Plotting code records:
__________________________________________________

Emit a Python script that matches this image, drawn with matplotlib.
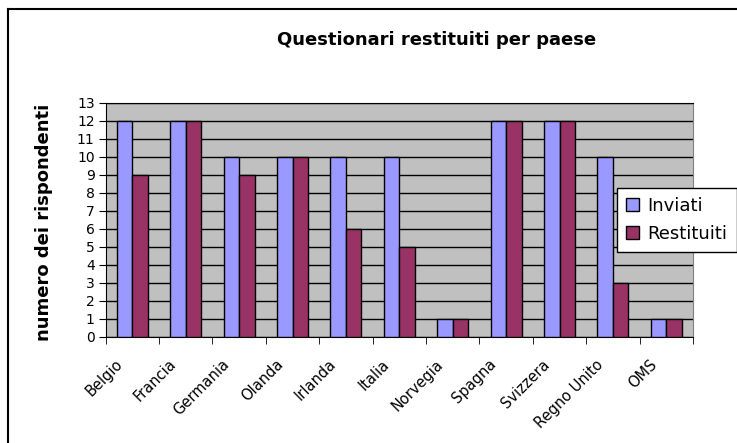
import numpy as np
import matplotlib.pyplot as plt
from matplotlib.lines import Line2D
from matplotlib.transforms import ScaledTranslation

paesi = ['Belgio', 'Francia', 'Germania', 'Olanda', 'Irlanda', 'Italia',
         'Norvegia', 'Spagna', 'Svizzera', 'Regno Unito', 'OMS']
inviati = [12, 12, 10, 10, 10, 10, 1, 12, 12, 10, 1]
restituiti = [9, 12, 9, 10, 6, 5, 1, 12, 12, 3, 1]

plt.rcParams['font.family'] = 'DejaVu Sans'

fig = plt.figure(figsize=(7.37, 4.43), dpi=100)
ax = fig.add_axes([105.7 / 737, 1 - 337 / 443, 587.3 / 737, 234.3 / 443])

x = np.arange(len(paesi))
w = 0.29
ax.bar(x - w / 2, inviati, w, color='#9999FF', edgecolor='black', linewidth=1,
       label='Inviati', zorder=3)
ax.bar(x + w / 2, restituiti, w, color='#993366', edgecolor='black', linewidth=1,
       label='Restituiti', zorder=3)

ax.set_facecolor('#C0C0C0')
ax.set_xlim(-0.5, len(paesi) - 0.5)
ax.set_ylim(0, 13)
ax.set_yticks(range(0, 14))
ax.yaxis.grid(True, color='black', linewidth=1, zorder=1)
ax.set_axisbelow(True)
ax.tick_params(axis='y', direction='out', length=5, labelsize=10, pad=3)

ax.set_xticks(x)
ax.set_xticks(np.arange(-0.5, len(paesi)), minor=True)
ax.tick_params(axis='x', which='major', length=0, pad=0)
ax.tick_params(axis='x', which='minor', direction='out', length=5)
ax.set_xticklabels(paesi, rotation=45, ha='right', va='center',
                   rotation_mode='anchor', fontsize=10.5)
off = ScaledTranslation(-12 / 100, -25 / 100, fig.dpi_scale_trans)
for lab in ax.get_xticklabels():
    lab.set_transform(lab.get_transform() + off)

for s in ['left', 'bottom']:
    ax.spines[s].set_color('black')
ax.spines['top'].set_color('black')
ax.spines['right'].set_color('#808080')

ax.set_ylabel('numero dei rispondenti', fontsize=13, fontweight='bold')
ax.yaxis.set_label_coords(-53 / 587.3, 0.49)

fig.text(437 / 737, 1 - 40 / 443, 'Questionari restituiti per paese',
         fontsize=13, fontweight='bold', ha='center', va='center')

leg = ax.legend(loc='upper left', bbox_to_anchor=(617 / 737, 1 - 188 / 443),
                bbox_transform=fig.transFigure, fontsize=13, frameon=True,
                fancybox=False, edgecolor='black', framealpha=1,
                handlelength=0.7, handleheight=0.7, handletextpad=0.5,
                borderpad=0.5, labelspacing=0.55, borderaxespad=0)
leg.get_frame().set_linewidth(1)

# cornice esterna del grafico
fig.add_artist(Line2D([8 / 737, 8 / 737], [0, 1 - 9 / 443], color='black', linewidth=1.5))
fig.add_artist(Line2D([8 / 737, 1], [1 - 9 / 443, 1 - 9 / 443], color='black', linewidth=1.5))

plt.savefig('out.png', dpi=100)
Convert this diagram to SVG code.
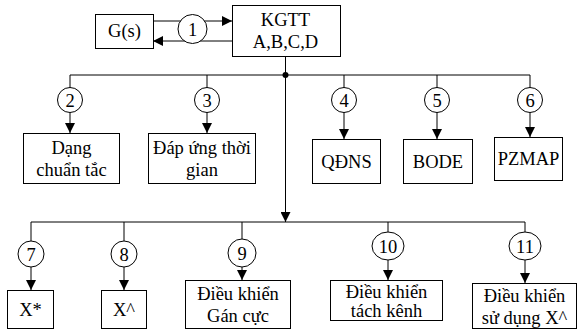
<svg xmlns="http://www.w3.org/2000/svg" width="578" height="331" viewBox="0 0 578 331">
<defs>
<marker id="ah" viewBox="0 0 10 10" refX="10" refY="5" markerWidth="10" markerHeight="10" markerUnits="userSpaceOnUse" orient="auto">
<path d="M0,0 L10,5 L0,10 Z" fill="#000"/>
</marker>
<style>
.b{fill:#fff;stroke:#000;stroke-width:1}
.l{fill:none;stroke:#000;stroke-width:1}
.a{fill:none;stroke:#000;stroke-width:1;marker-end:url(#ah)}
</style>
</defs>
<rect width="578" height="331" fill="#fff"/>
<g id="connectors">
<line class="a" x1="153" y1="21" x2="232" y2="21"/>
<line class="a" x1="232" y1="41" x2="153" y2="41"/>
<line class="l" x1="285.5" y1="56" x2="285.5" y2="75"/>
<circle cx="285.5" cy="75" r="3" fill="#000"/>
<line class="l" x1="70" y1="75" x2="530" y2="75"/>
<line class="l" x1="70" y1="75" x2="70" y2="88"/>
<line class="l" x1="207" y1="75" x2="207" y2="88"/>
<line class="l" x1="344" y1="75" x2="344" y2="88"/>
<line class="l" x1="437" y1="75" x2="437" y2="88"/>
<line class="l" x1="530" y1="75" x2="530" y2="88"/>
<line class="a" x1="70" y1="112" x2="70" y2="133"/>
<line class="a" x1="207" y1="112" x2="207" y2="133"/>
<line class="a" x1="344" y1="112" x2="344" y2="139"/>
<line class="a" x1="437" y1="112" x2="437" y2="139"/>
<line class="a" x1="530" y1="112" x2="530" y2="137"/>
<line class="a" x1="285.5" y1="75" x2="285.5" y2="222"/>
<line class="l" x1="31" y1="222" x2="525" y2="222"/>
<line class="l" x1="31" y1="222" x2="31" y2="241"/>
<line class="l" x1="124" y1="222" x2="124" y2="241"/>
<line class="l" x1="242" y1="222" x2="242" y2="239"/>
<line class="l" x1="388" y1="222" x2="388" y2="232"/>
<line class="l" x1="525" y1="222" x2="525" y2="232"/>
<line class="a" x1="31" y1="267" x2="31" y2="290"/>
<line class="a" x1="124" y1="267" x2="124" y2="290"/>
<line class="a" x1="242" y1="267" x2="242" y2="280"/>
<line class="a" x1="388" y1="260" x2="388" y2="280"/>
<line class="a" x1="525" y1="260" x2="525" y2="283"/>
</g>
<g font-family="Liberation Serif" font-size="18.5" text-anchor="middle" fill="#000">
<g id="gs"><rect class="b" x="95.5" y="14.5" width="58" height="34"/><text x="124.5" y="37">G(s)</text></g>
<g id="kgtt"><rect class="b" x="232.5" y="5.5" width="108" height="51"/><text x="285.5" y="26">KGTT</text><text x="285.5" y="48">A,B,C,D</text></g>
<g id="c1"><circle class="b" cx="192.5" cy="29" r="14.5"/><text x="192.5" y="35.5">1</text></g>
<g id="c2"><circle class="b" cx="70" cy="100" r="12.5"/><text x="70" y="106.5">2</text></g>
<g id="c3"><circle class="b" cx="207" cy="100" r="12.5"/><text x="207" y="106.5">3</text></g>
<g id="c4"><circle class="b" cx="344" cy="100" r="12.5"/><text x="344" y="106.5">4</text></g>
<g id="c5"><circle class="b" cx="437" cy="100" r="12.5"/><text x="437" y="106.5">5</text></g>
<g id="c6"><circle class="b" cx="530" cy="100" r="12.5"/><text x="530" y="106.5">6</text></g>
<g id="n2"><rect class="b" x="23.5" y="133.5" width="96" height="50"/><text x="71.5" y="154">Dạng</text><text x="71.5" y="176">chuẩn tắc</text></g>
<g id="n3"><rect class="b" x="148.5" y="133.5" width="107" height="50"/><text x="202" y="154">Đáp ứng thời</text><text x="202" y="176">gian</text></g>
<g id="n4"><rect class="b" x="312.5" y="139.5" width="68" height="44"/><text x="346.5" y="168">QĐNS</text></g>
<g id="n5"><rect class="b" x="403.5" y="139.5" width="69" height="44"/><text x="438" y="168">BODE</text></g>
<g id="n6"><rect class="b" x="494.5" y="137.5" width="68" height="43"/><text x="528.5" y="165">PZMAP</text></g>
<g id="c7"><circle class="b" cx="31" cy="254" r="13"/><text x="31" y="260.5">7</text></g>
<g id="c8"><circle class="b" cx="124" cy="254" r="13"/><text x="124" y="260.5">8</text></g>
<g id="c9"><circle class="b" cx="242" cy="253" r="14"/><text x="242" y="259.5">9</text></g>
<g id="c10"><ellipse class="b" cx="388" cy="246" rx="16" ry="14"/><text x="388" y="252.5">10</text></g>
<g id="c11"><ellipse class="b" cx="525" cy="246" rx="16" ry="14"/><text x="525" y="252.5">11</text></g>
<g id="n7"><rect class="b" x="7.5" y="290.5" width="46" height="38"/><text x="30.5" y="316">X*</text></g>
<g id="n8"><rect class="b" x="101.5" y="290.5" width="45" height="38"/><text x="124" y="316">X^</text></g>
<g id="n9"><rect class="b" x="185.5" y="280.5" width="105" height="48"/><text x="238" y="300">Điều khiển</text><text x="238" y="322">Gán cực</text></g>
<g id="n10"><rect class="b" x="330.5" y="280.5" width="112" height="40"/><text x="386.5" y="298">Điều khiển</text><text x="386.5" y="317">tách kênh</text></g>
<g id="n11"><rect class="b" x="472.5" y="283.5" width="104" height="45"/><text x="524.5" y="302">Điều khiển</text><text x="524.5" y="324">sử dụng X^</text></g>
</g>
</svg>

__________________________________________________

**WHAT YOU NEED TO DO**
Locate all lines in the listing above with the word "matplotlib" and copy them.

**FULL RESPONSE**
Emit a Python script that matches this image, drawn with matplotlib.
import matplotlib.pyplot as plt
from matplotlib.lines import Line2D
from matplotlib.transforms import ScaledTranslation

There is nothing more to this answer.